Deuxième jour : les Choès. Χοῦς désigne à la fois un récipient et une mesure : c’est un concours de beuverie. Chaque concurrent venait avec son « chous » (20 cm de haut, presque 3 litres) ; en même temps, concours d’adresse et de rapidité : le concurrent boit dans un verre, et il doit verser sans rien renverser, en silence. Le gagnant est celui qui a fini le plus vite. La récompense est une outre de vin donnée par l’Archonte-Roi.
Puis Dionysos épousait sa prêtresse, l’épouse de l’Archonte-roi dans le Boucolion (maison des bouviers) : ces noces avaient une valeur magique ; elles symbolisaient et procuraient la fécondité naturelle et humaine. De là venait l’exigence que la femme de l’Archonte-roi ait été épousée vierge par le magistrat. Au limnaion, la Reine était parée par 14 femmes de l’Attique ; puis Dionysos arrivait, représenté par l’Archonte-Roi, toujours censé venir du sud, de la mer. Il prenait solennellement, selon les formes légales, la Reine pour épouse, puis ils étaient menés sur un char nuptial au Boucolion, où le mariage était consommé.
Les Choès avaient aussi un aspect funeste : c’était le jour où les morts revenaient sur terre et envahissaient les maisons : il fallait se les rendre favorables par des rites. Dès le matin, on mâchait de jeunes pousses d’aubépine ; en enduisait de poix les portes de sa demeure.
Enfin, c’était la fête des enfants : dès le matin, les enfants de 3 ans étaient couronnés de fleurs printanières. C’était une fête très aimée, une grande étape dans la vie des Athéniens, comme en témoigne cette épitaphe du Céramique : « il avait l’âge des Choès, mais le mauvais génie a devancé la fête ».

Troisième jour, les Chytroi, ou pensée des morts. On cuisait une bouillie constituée des premiers fruits, qu’on offrait à Hermès Chthonios : on le priait pour les morts. Par une fissure du sanctuaire, on versait de l’eau pure. On mettait enfin les morts en demeure : « Hors d’ici, fini les Anthestéries ».

Les Grandes Dionysies, ou Dionysies urbaines.

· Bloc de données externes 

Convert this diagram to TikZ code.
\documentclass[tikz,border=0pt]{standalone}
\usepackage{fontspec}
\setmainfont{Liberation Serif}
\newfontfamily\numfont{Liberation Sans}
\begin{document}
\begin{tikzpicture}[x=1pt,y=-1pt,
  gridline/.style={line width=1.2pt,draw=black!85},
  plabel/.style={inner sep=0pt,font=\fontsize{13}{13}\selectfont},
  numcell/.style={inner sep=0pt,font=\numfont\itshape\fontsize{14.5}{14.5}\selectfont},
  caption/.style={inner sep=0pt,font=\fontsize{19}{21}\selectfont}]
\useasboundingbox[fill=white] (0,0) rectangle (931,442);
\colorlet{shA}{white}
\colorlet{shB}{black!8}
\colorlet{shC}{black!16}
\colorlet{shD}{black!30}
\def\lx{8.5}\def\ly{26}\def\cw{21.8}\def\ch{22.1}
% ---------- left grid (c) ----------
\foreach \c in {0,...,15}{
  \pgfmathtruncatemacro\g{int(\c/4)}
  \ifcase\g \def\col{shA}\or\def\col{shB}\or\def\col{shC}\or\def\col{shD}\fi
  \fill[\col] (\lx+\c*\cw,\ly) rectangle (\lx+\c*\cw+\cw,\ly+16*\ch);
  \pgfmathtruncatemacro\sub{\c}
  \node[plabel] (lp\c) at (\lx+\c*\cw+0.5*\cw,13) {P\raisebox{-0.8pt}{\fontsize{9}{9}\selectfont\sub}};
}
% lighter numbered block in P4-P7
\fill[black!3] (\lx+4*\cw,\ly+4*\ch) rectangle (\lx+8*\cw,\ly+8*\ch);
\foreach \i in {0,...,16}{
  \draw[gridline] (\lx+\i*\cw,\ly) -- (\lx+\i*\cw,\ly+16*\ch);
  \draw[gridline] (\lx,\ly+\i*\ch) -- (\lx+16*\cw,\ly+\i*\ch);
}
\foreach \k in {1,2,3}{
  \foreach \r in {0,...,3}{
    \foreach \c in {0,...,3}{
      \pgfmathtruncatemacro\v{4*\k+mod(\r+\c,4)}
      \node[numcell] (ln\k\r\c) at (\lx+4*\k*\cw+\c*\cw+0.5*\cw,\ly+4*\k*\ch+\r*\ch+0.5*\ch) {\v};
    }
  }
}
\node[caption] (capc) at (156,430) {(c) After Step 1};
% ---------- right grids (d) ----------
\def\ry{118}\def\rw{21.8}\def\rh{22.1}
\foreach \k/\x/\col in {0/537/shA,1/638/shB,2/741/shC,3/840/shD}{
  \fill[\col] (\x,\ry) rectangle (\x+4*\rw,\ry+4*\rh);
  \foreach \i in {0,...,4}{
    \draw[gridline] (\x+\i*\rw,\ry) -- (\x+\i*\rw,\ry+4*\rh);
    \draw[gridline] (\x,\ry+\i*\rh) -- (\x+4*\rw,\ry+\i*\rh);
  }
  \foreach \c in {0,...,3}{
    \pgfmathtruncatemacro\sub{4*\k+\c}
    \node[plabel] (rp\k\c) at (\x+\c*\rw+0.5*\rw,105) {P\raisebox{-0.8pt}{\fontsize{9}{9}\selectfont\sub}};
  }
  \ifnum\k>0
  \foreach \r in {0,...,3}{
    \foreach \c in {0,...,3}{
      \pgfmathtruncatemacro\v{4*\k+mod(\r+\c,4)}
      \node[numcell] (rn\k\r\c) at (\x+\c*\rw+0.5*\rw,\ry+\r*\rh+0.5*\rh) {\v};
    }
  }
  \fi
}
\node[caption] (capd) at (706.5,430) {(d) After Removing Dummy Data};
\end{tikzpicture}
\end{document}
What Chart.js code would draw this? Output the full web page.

Elles avaient lieu du 8 au 13 du mois d’Élaphébolion (fin mars-début avril), dans le sanctuaire de Dionysos Éleuthérios à Athènes, et étaient issues des Dionysies champêtres. Il y avait une procession solennelle, oùse précipitaient les Grecs d’outre-mer.
Les trois derniers jours avaient lieu les grands concours dramatiques.